Sezgin, Yüksel. "Why is Tunisian democracy succeeding while the Turkish model is failing?". The Washington Post, 8 November 2014.

Sezgin, Yüksel. "Why is Tunisian democracy succeeding while the Turkish model is failing?". The Washington Post, 8 November 2014.


  • Samuel Huntington established a 'two turnover' test to confirm whether a state was an emerging or established democracy. If it had survived two peaceful transitions of power to the political opposition after free and fair elections, then a state became an 'established democracy'.
    • This is a difficult test to pass, for just time reasons, as America did not become an established democracy until the Democratic victory in 1840, after 50 years as an emerging democracy.
  • Tunisia is a far better model for Middle Eastern democracy than Turkey is.

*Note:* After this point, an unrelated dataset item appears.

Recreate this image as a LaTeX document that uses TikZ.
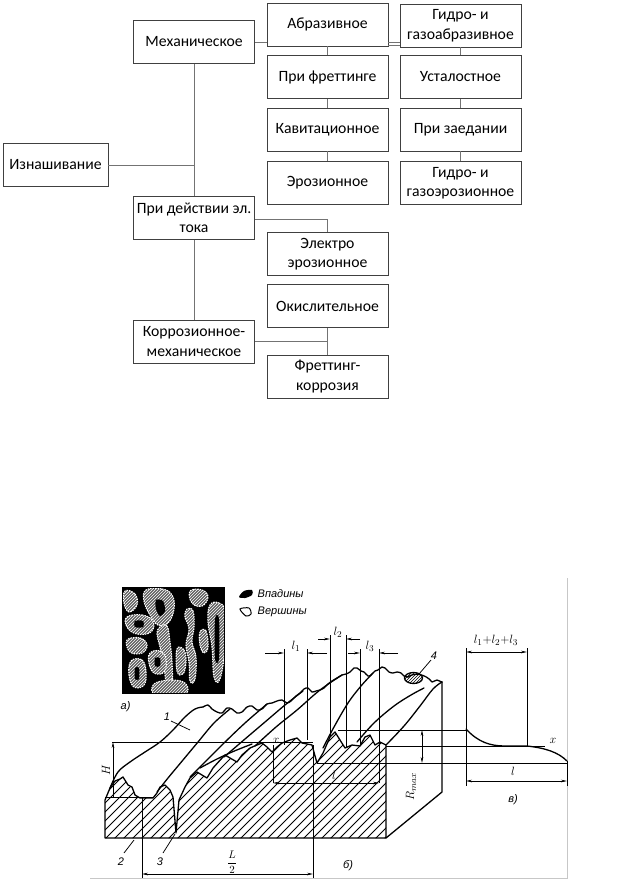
\documentclass[tikz,border=0pt]{standalone}
\usepackage{fontspec}
\setmainfont{Carlito}
\newfontfamily\figfont{Liberation Sans}
\usetikzlibrary{arrows.meta,patterns,calc}
\begin{document}
\begin{tikzpicture}[x=1pt,y=-1pt,
  box/.style={draw=black!75, line width=0.8pt, minimum width=121pt, minimum height=43pt, inner sep=0.5pt, align=center, font=\fontsize{15.7}{19.5}\selectfont},
  conn/.style={draw=black!55, line width=0.8pt},
  fig/.style={line width=1.3pt, line join=round, line cap=round},
  thn/.style={line width=0.75pt},
  lab/.style={font=\figfont\itshape\fontsize{11}{12}\selectfont, inner sep=0.5pt},
  mlab/.style={font=\fontsize{13}{15}\selectfont, inner sep=0.5pt},
  dim/.style={thn, -{Stealth[length=6pt,width=2.6pt]}},
  dimb/.style={thn, {Stealth[length=6pt,width=2.6pt]}-{Stealth[length=6pt,width=2.6pt]}},
  blob/.style={pattern=north east lines, pattern color=white}
]
\useasboundingbox (0,0) rectangle (624,880);
\fill[white] (0,0) rectangle (624,880);

% ---------------- top classification diagram ----------------
\node[box] (mech) at (194,42) {Механическое};
\node[box] (abr) at (327.5,24.5) {Абразивное};
\node[box] (gid1) at (460.5,25.5) {Гидро- и\\газоабразивное};
\node[box] (fret) at (327.5,77) {При фреттинге};
\node[box] (ust) at (460.5,77) {Усталостное};
\node[box] (kav) at (327.5,129.5) {Кавитационное};
\node[box] (zaed) at (460.5,129.5) {При заедании};
\node[box] (eroz) at (327.5,183) {Эрозионное};
\node[box] (gid2) at (460.5,183) {Гидро- и\\газоэрозионное};
\node[box, minimum width=105pt] (izn) at (55.5,165) {Изнашивание};
\node[box] (tok) at (194,218) {При действии эл.\\тока};
\node[box] (elek) at (327.5,254) {Электро\\эрозионное};
\node[box] (okis) at (327.5,306) {Окислительное};
\node[box] (korr) at (194,341.5) {Коррозионное-\\механическое};
\node[box] (frk) at (327.5,376.5) {Фреттинг-\\коррозия};

\draw[conn] (mech.south) -- (tok.north);
\draw[conn] (tok.south) -- (korr.north);
\draw[conn] (izn.east) -- (izn.east -| mech.south);
\draw[conn] (mech.east) -- (mech.east -| abr.west);
\draw[conn] (abr.east |- mech.east) -- (gid1.west |- mech.east);
\draw[conn] ($(abr.east |- mech.east)+(0,3)$) -- ($(gid1.west |- mech.east)+(0,3)$);
\draw[conn] (abr.south) -- (fret.north);
\draw[conn] (fret.south) -- (kav.north);
\draw[conn] (kav.south) -- (eroz.north);
\draw[conn] (gid1.south) -- (ust.north);
\draw[conn] (ust.south) -- (zaed.north);
\draw[conn] (zaed.south) -- (gid2.north);
\draw[conn] ($(tok.east)+(0,1)$) -| (elek.north);
\draw[conn] (korr.east) -- (korr.east -| okis.south);
\draw[conn] (okis.south) -- (frk.north);

% ---------------- bottom figure ----------------
\draw[black!22, line width=0.8pt] (90,878) -- (567,878) -- (567,578);

% (a) texture square
\begin{scope}[shift={(122,587)}]
  \fill[black] (0,0) rectangle (102,106);
  \begin{scope}
  \clip (0,0) rectangle (102,106);
  \foreach \c in {
    {(3,4) (13,7) (15,18) (7,25) (2,16)},
    {(24,3) (40,2) (50,8) (52,22) (46,36) (36,38) (28,28) (22,14)},
    {(38,40) (45,39) (48,55) (50,75) (50,98) (45,101) (42,80) (38,60) (35,47)},
    {(65,22) (71,24) (72,40) (70,55) (74,70) (73,92) (68,94) (67,75) (64,58) (67,42) (63,30)},
    {(68,4) (80,3) (86,10) (80,19) (70,16)},
    {(88,18) (97,16) (103,25) (103,60) (98,92) (92,90) (90,60) (86,35)},
    {(5,30) (20,28) (31,34) (29,45) (15,47) (5,40)},
    {(5,53) (18,51) (25,58) (20,66) (8,65)},
    {(9,74) (20,73) (24,85) (22,98) (12,100) (7,88)},
    {(28,66) (38,64) (44,72) (42,85) (32,86) (27,76)},
    {(55,62) (62,63) (64,75) (61,87) (55,84)},
    {(32,97) (50,93) (64,97) (62,108) (34,108)},
    {(78,45) (84,44) (86,60) (82,66) (78,58)}} {
    \fill[black!62] plot[smooth cycle, tension=0.7] coordinates \c;
    \fill[blob] plot[smooth cycle, tension=0.7] coordinates \c;
    \draw[white, line width=1.1pt, dash pattern=on 1.5pt off 1pt] plot[smooth cycle, tension=0.7] coordinates \c;
  }
  \fill[black] plot[smooth cycle] coordinates {(34,13) (41,14) (43,24) (38,29) (34,22)};
  \fill[black] plot[smooth cycle] coordinates {(13,34) (21,34) (21,40) (13,40)};
  \fill[black] plot[smooth cycle] coordinates {(13,81) (17,81) (17,92) (13,92)};
  \fill[black] plot[smooth cycle] coordinates {(33,71) (38,71) (38,79) (33,79)};
  \fill[black] plot[smooth cycle] coordinates {(93,32) (97,32) (97,72) (93,72)};
  \end{scope}
  \draw[line width=0.8pt] (0,0) rectangle (102,106);
\end{scope}
\node[lab, anchor=west] (la) at (120,707) {а)};

% legend
\fill[black] plot[smooth cycle] coordinates {(239,597) (244,591) (252,590) (252,595) (245,598)};
\draw[line width=1pt] plot[smooth cycle] coordinates {(240,609) (249,608) (251,614) (246,616)};
\node[lab, anchor=west] (lv) at (257,594) {Впадины};
\node[lab, anchor=west] (lw) at (257,612) {Вершины};

% (б) block: front face
\def\frontface{(105,838) -- (105,800) -- (110,788) -- (115,781) -- (120,779) -- (123,777) -- (128,785) -- (132,787) -- (135,795) -- (140,798) -- (153,798) -- (157,793) -- (160,787) -- (165,785) -- (170,790) -- (173,797) -- (176,833) -- (179,800) -- (185,787) -- (190,778) -- (197,772) -- (202,775) -- (207,778) -- (213,768) -- (222,758) -- (225,755) -- (230,758) -- (237,762) -- (242,755) -- (250,748) -- (257,745) -- (262,743) -- (267,747) -- (272,752) -- (277,747) -- (282,743) -- (290,740) -- (297,738) -- (302,743) -- (312,745) -- (317,763) -- (323,753) -- (330,737) -- (335,732) -- (340,740) -- (345,748) -- (352,745) -- (360,746) -- (365,737) -- (370,735) -- (375,745) -- (380,742) -- (386,745) -- (386,838) -- cycle}
\begin{scope}
  \clip \frontface;
  \foreach \i in {0,...,52} \draw[thn] (0+\i*9,845) -- ++(120,-120);
\end{scope}
\draw[fig] \frontface;

% right face
\draw[fig] (386,838) -- (442,792) -- (442,682);

% back profile
\draw[fig] plot[smooth, tension=0.5] coordinates {(203,707) (208,705) (212,709) (217,712) (222,713) (227,708) (232,709) (237,713) (242,712) (247,707) (252,706) (257,710) (262,709) (267,704) (272,703) (277,701) (282,700) (287,703) (291,701) (296,696) (300,693) (304,689) (308,688) (312,692) (316,691) (320,690) (324,688) (328,684) (332,681) (337,678) (342,675) (346,674) (350,672) (354,668) (357,668) (361,671) (364,672) (368,676) (371,675) (375,671) (378,670) (382,667) (385,668) (389,672) (393,673) (397,672) (401,673) (404,676) (408,677)};
\draw[fig] (408,677) .. controls (414,672) and (426,674) .. (432,682) -- (437,680) -- (442,682);
\fill[pattern=north east lines, pattern color=black] (413.5,678) ellipse (9 and 5.5);
\draw[fig] (413.5,678) ellipse (9 and 5.5);

% ridges
\draw[fig] plot[smooth, tension=0.6] coordinates {(110,788) (118,772) (130,762) (145,752) (160,742) (173,730) (185,717) (195,709) (203,707)};
\draw[fig] plot[smooth, tension=0.6] coordinates {(157,792) (168,778) (183,760) (198,742) (214,723) (230,709)};
\draw[fig] plot[smooth, tension=0.6] coordinates {(190,777) (205,762) (223,744) (245,723) (267,704)};
\draw[fig] plot[smooth, tension=0.6] coordinates {(224,757) (245,739) (265,722) (285,705) (303,691)};
\draw[fig] plot[smooth, tension=0.6] coordinates {(255,746) (276,727) (297,710) (320,690) (342,675)};
\draw[fig] plot[smooth, tension=0.6] coordinates {(323,748) (334,727) (348,703) (361,686) (373,673)};
\draw[fig] plot[smooth, tension=0.6] coordinates {(357,742) (374,723) (394,706) (411,695) (424,688)};
\draw[fig] plot[smooth, tension=0.6] coordinates {(386,745) (404,726) (420,706) (433,689) (442,682)};
\draw[fig] plot[smooth, tension=0.6] coordinates {(200,768) (215,760) (232,752) (252,744)};

% auxiliary lines
\draw[thn] (105,797) -- (153,797);
\draw[thn] (112,742) -- (313,742);
\draw[thn] (273,745) -- (273,783);
\draw[thn] (142,797) -- (142,878);
\draw[thn] (313,745) -- (313,878);
\draw[thn] (338,730) -- (466,730);
\draw[thn] (386,746) -- (545,746);
\draw[thn] (317,763) -- (567,763);

% extension lines for l1 l2 l3
\draw[thn] (284,649) -- (284,745);
\draw[thn] (307,649) -- (307,740);
\draw[thn] (330,635) -- (330,737);
\draw[thn] (346,635) -- (346,748);
\draw[thn] (360,649) -- (360,746);
\draw[thn] (379,649) -- (379,783);

% dimensions
\draw[dim] (265,653) -- (284,653);
\draw[dim] (327,653) -- (307,653);
\draw[dim] (318,639) -- (330,639);
\draw[dim] (360,639) -- (346,639);
\draw[dim] (348,653) -- (360,653);
\draw[dim] (398,653) -- (379,653);
\draw[dimb] (273,783) -- (379,783);
\draw[dim] (113,797) -- (113,742);
\draw[dimb] (142,874) -- (313,874);
\draw[dimb] (422,730) -- (422,763);

% labels block
\node[mlab] (tl1) at (296,646) {$l_1$};
\node[mlab] (tl2) at (338,632) {$l_2$};
\node[mlab] (tl3) at (370,646) {$l_3$};
\node[mlab] (tL) at (334,775) {$l$};
\node[mlab, rotate=90] (tH) at (106,770) {$H$};
\node[mlab, rotate=90] (tR) at (411,787) {$R_{max}$};
\node[mlab, font=\fontsize{11}{13}\selectfont] (tL2) at (232,862) {$\displaystyle\frac{L}{2}$};
\node[mlab] (tx1) at (276,741) {$x$};
\node[lab] (n1) at (167,717) {1};
\draw[thn] (171,721) -- (190,730);
\node[lab] (n2) at (121,862) {2};
\draw[thn] (124,853) -- (134,840);
\node[lab] (n3) at (160,862) {3};
\draw[thn] (163,853) -- (175,834);
\node[lab] (n4) at (434,656) {4};
\draw[thn] (431,660) -- (419,674);
\node[lab] (nb) at (348,866) {б)};

% (в) graph
\draw[thn] (466,648) -- (466,786);
\draw[thn] (527,648) -- (527,746);
\draw[thn] (567,761) -- (567,786);
\draw[fig] (466,729) .. controls (478,742) and (490,746) .. (505,746) -- (527,746) .. controls (545,748) and (558,752) .. (567,761);
\draw[dimb] (466,652) -- (527,652);
\draw[dimb] (466,781) -- (567,781);
\node[mlab] (tsum) at (496,640) {$l_1{+}l_2{+}l_3$};
\node[mlab] (tl) at (513,771) {$l$};
\node[mlab] (tx2) at (553,741) {$x$};
\node[lab] (nv) at (513,800) {в)};
\end{tikzpicture}
\end{document}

Excepting a period between 1974 and 1979, Turkey has never been completely free or democratic, whereas Tunisia completed their first peaceful democratic transition of power in 2014 despite an economic recession and rising domestic Islamist extremism.
    • Turkey could learn from the Tunisian example, with its focus on tolerance and compromise between opposing political parties. This is especially true in electoral structure, as Tunisia has adopted a parliamentary system with proportional representation, whereas Turkey is moving towards a more authoritarian-prone presidential system, considered adopting a first-past-the-post system, and maintains a very high threshold for parliamentary representation.
    • Turkey should attempt to build a constitution more like that adopted, with 92% approval, in Tunisia in 2014. Instead, its attempt to change its constitution foundered under AKP insistence that Turkey move to a presidential system, and the country retains the 1982 Constitution, written by the Turkish military.
  • The government response to the 2013 Gezi Park protests showed that Turkey was heading towards a more repressive and authoritarian form of governance. This has been confirmed by latter meddling in the judiciary and other violations of the separation of powers.
  • Tunisia had its first free democratic elections in October 2011, after the fall of the Ben Ali government. The conservative Islamist Ennahda party won 41% of the vote and formed a coalition with two secular parties.
  • Both Turkey and Tunisia are highly polarized on religious-secular lines, and both societies feature low levels of interpersonal trust. This makes cooperation between religious and secular parties difficult, as had manifested in Turkish politics, making the successes of Tunisian democracy all the more bracing.
  • Tunisia has experienced a greater degree of democratization that Turkey because its population is less ideologically fixed, more centrist, and less sure about their beliefs and ideologies. This has given parties an incentive to move towards the center and compromise in Tunisia, in a way that they do not in Turkey.
    • The divergence between Turkey and Tunisia is also a result of the different attitudes of President Erdogan and Rachid Ghannouchi, the leader of Ennahda. Whereas Recep Erdogan interprets his electoral majority as a mandate to rule as he pleases, Mr. Ghannouchi has remained respectful and conciliatory towards the opposition.